Утром я уехал на весь день в издательство, а по дороге домой решил обговорить с Любой и Ириной варианты благопристойного выхода из «этой херни»: каждому из нас настало, мол, время отступить в свою жизнь…
Войдя в подъезд, я стискивал голову в ладонях, не позволяя уму отвлечься в сторону от отшлифованных фраз прощального монолога. Хотя я понимал, что выходить из сложившейся ситуации — как, впрочем, из любой иной — следует в шутливой манере, практикуемой людьми с целью дезинфекции нелестных истин, меня одолевала непостижимая грусть прощания с блудным существованием, прощания блудного самца с блудными самками, от которых его отрывают именно тогда, когда неистовство плоти становится условием причащения к непредвиденному знанию о человеке. Грусть эта казалась мне тем более глубокой, чем лучше сознавал я, что прощаться предстояло прежде всего с самим собой: очередное отступление в жизнь означало возвращение в мир, оскорбляющий именно своею реальностью.

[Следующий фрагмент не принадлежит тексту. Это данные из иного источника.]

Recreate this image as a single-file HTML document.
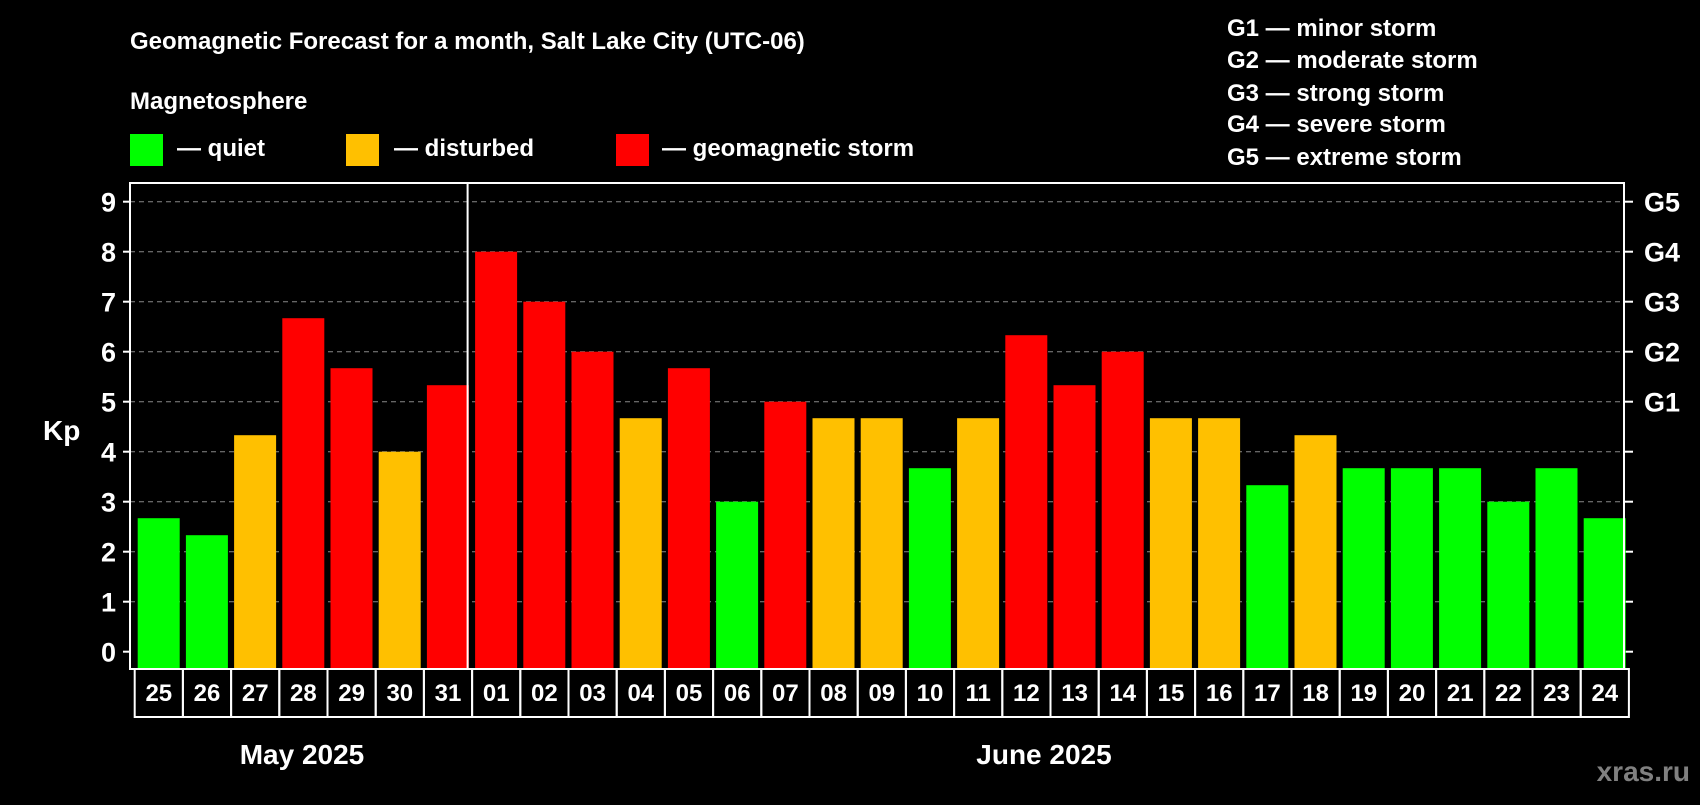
<!DOCTYPE html>
<html><head><meta charset="utf-8"><style>
body{margin:0;background:#000;width:1700px;height:800px;overflow:hidden}
svg text{font-family:"Liberation Sans",Arial,sans-serif;font-weight:bold;fill:#fff}
</style></head><body>
<svg id="chart" width="1700" height="800">
<text x="130" y="49" font-size="24">Geomagnetic Forecast for a month, Salt Lake City (UTC-06)</text>
<text x="130" y="109" font-size="24">Magnetosphere</text>
<rect x="130" y="134" width="33" height="32" fill="#00ff00"/>
<text x="177" y="156" font-size="24">— quiet</text>
<rect x="346" y="134" width="33" height="32" fill="#ffc000"/>
<text x="394" y="156" font-size="24">— disturbed</text>
<rect x="616" y="134" width="33" height="32" fill="#ff0000"/>
<text x="662" y="156" font-size="24">— geomagnetic storm</text>
<g font-size="24">
<text x="1227" y="36">G1 — minor storm</text>
<text x="1227" y="68">G2 — moderate storm</text>
<text x="1227" y="101">G3 — strong storm</text>
<text x="1227" y="132">G4 — severe storm</text>
<text x="1227" y="165">G5 — extreme storm</text>
</g>
<text x="43" y="440" font-size="28">Kp</text>
<text x="302" y="764" font-size="28" text-anchor="middle">May 2025</text>
<text x="1044" y="764" font-size="28" text-anchor="middle">June 2025</text>
<text x="1690" y="781" font-size="28" text-anchor="end" style="fill:#808080">xras.ru</text>
<g id="plot"></g>
</svg>
<script>
const days=["25","26","27","28","29","30","31","01","02","03","04","05","06","07","08","09","10","11","12","13","14","15","16","17","18","19","20","21","22","23","24"];
const kp=[2.67,2.33,4.33,6.67,5.67,4,5.33,8,7,6,4.67,5.67,3,5,4.67,4.67,3.67,4.67,6.33,5.33,6,4.67,4.67,3.33,4.33,3.67,3.67,3.67,3,3.67,2.67];
const yTicks=[0,1,2,3,4,5,6,7,8,9];
const gLabels=["G1","G2","G3","G4","G5"];
const gLevels=[5,6,7,8,9];
const monthSplit=7;
const NS="http://www.w3.org/2000/svg";
const g=document.getElementById('plot');
const L=130,R=1624,T=183,B=669,x0=133.7,cw=48.2;
const y=v=>651.7-v*50;
const x=i=>x0+i*cw;
function mk(t,a){const e=document.createElementNS(NS,t);for(const k in a)e.setAttribute(k,a[k]);g.appendChild(e);return e;}
yTicks.forEach(v=>{
 if(v>0){const l=mk('line',{x1:L,x2:R,y1:y(v),y2:y(v),stroke:'#888','stroke-dasharray':'5,4','stroke-width':1});
 
 }
 const t1=mk('line',{x1:123,x2:L,y1:y(v),y2:y(v),stroke:'#fff','stroke-width':2});
 
 
 const t2=mk('line',{x1:R,x2:1633,y1:y(v),y2:y(v),stroke:'#fff','stroke-width':2});
 
 
 const tx=mk('text',{x:116,y:y(v)+10,'font-size':27,'text-anchor':'end'});tx.textContent=v;
 
 
});
gLabels.forEach((s,i)=>{const t=mk('text',{x:1644,y:y(gLevels[i])+10,'font-size':27});t.textContent=s;
 
 });
kp.forEach((v,i)=>{
 const c=v>=5?'#ff0000':(v>=4?'#ffc000':'#00ff00');
 const r=mk('rect',{x:x(i)+4,y:y(v),width:42,height:y(0)+17.3-y(v),fill:c});
 
 
 const cell=mk('rect',{x:x(i)+1,y:B,width:cw,height:48,fill:'none',stroke:'#fff','stroke-width':2});
 
 
 const t=mk('text',{x:x(i)+1+cw/2,y:701,'font-size':24,'text-anchor':'middle'});t.textContent=days[i];
 
 
});
const frame=mk('rect',{x:L,y:T,width:R-L,height:B-T,fill:'none',stroke:'#fff','stroke-width':2});


const sep=mk('line',{x1:x(monthSplit)-3.5,x2:x(monthSplit)-3.5,y1:T,y2:B,stroke:'#fff','stroke-width':2});


</script>
</body></html>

Выйдя из лифта и подступив уже к двери с табличкой «Геннадий Краснер», я поэтому так и не знал — что же именно придётся сказать на прощание чужой женщине по имени Люба и её дочери по имени Ирина. Быть может, изреку что-нибудь столь же печальное, сколь печальным я себе раньше казался. В исступлении страсти, скажу, больше справедливости, чем в правилах жизни; ведь живём же все мы, люди, по этим правилам — и вот нам, увы, не живётся; каждый ведь день пробуем, но нет, не живётся…
Или, наоборот, скажу что-нибудь лёгкое, как лёгким — легче, чем мир — я себе казался сейчас. У нас была любовь, скажу я, и именно любовь, ибо любовь, как заметил весёлый поэт, — это не тоскливый стон скрипок, а визг матрасных пружин. Или скажу что-нибудь такое, что будет непонятно мне самому, а потому позволит не только объяснить происшедшее, но и сохранить к нему интерес. Например, — что: единственный способ выявить пределы возможного — это выйти из него в область невозможного.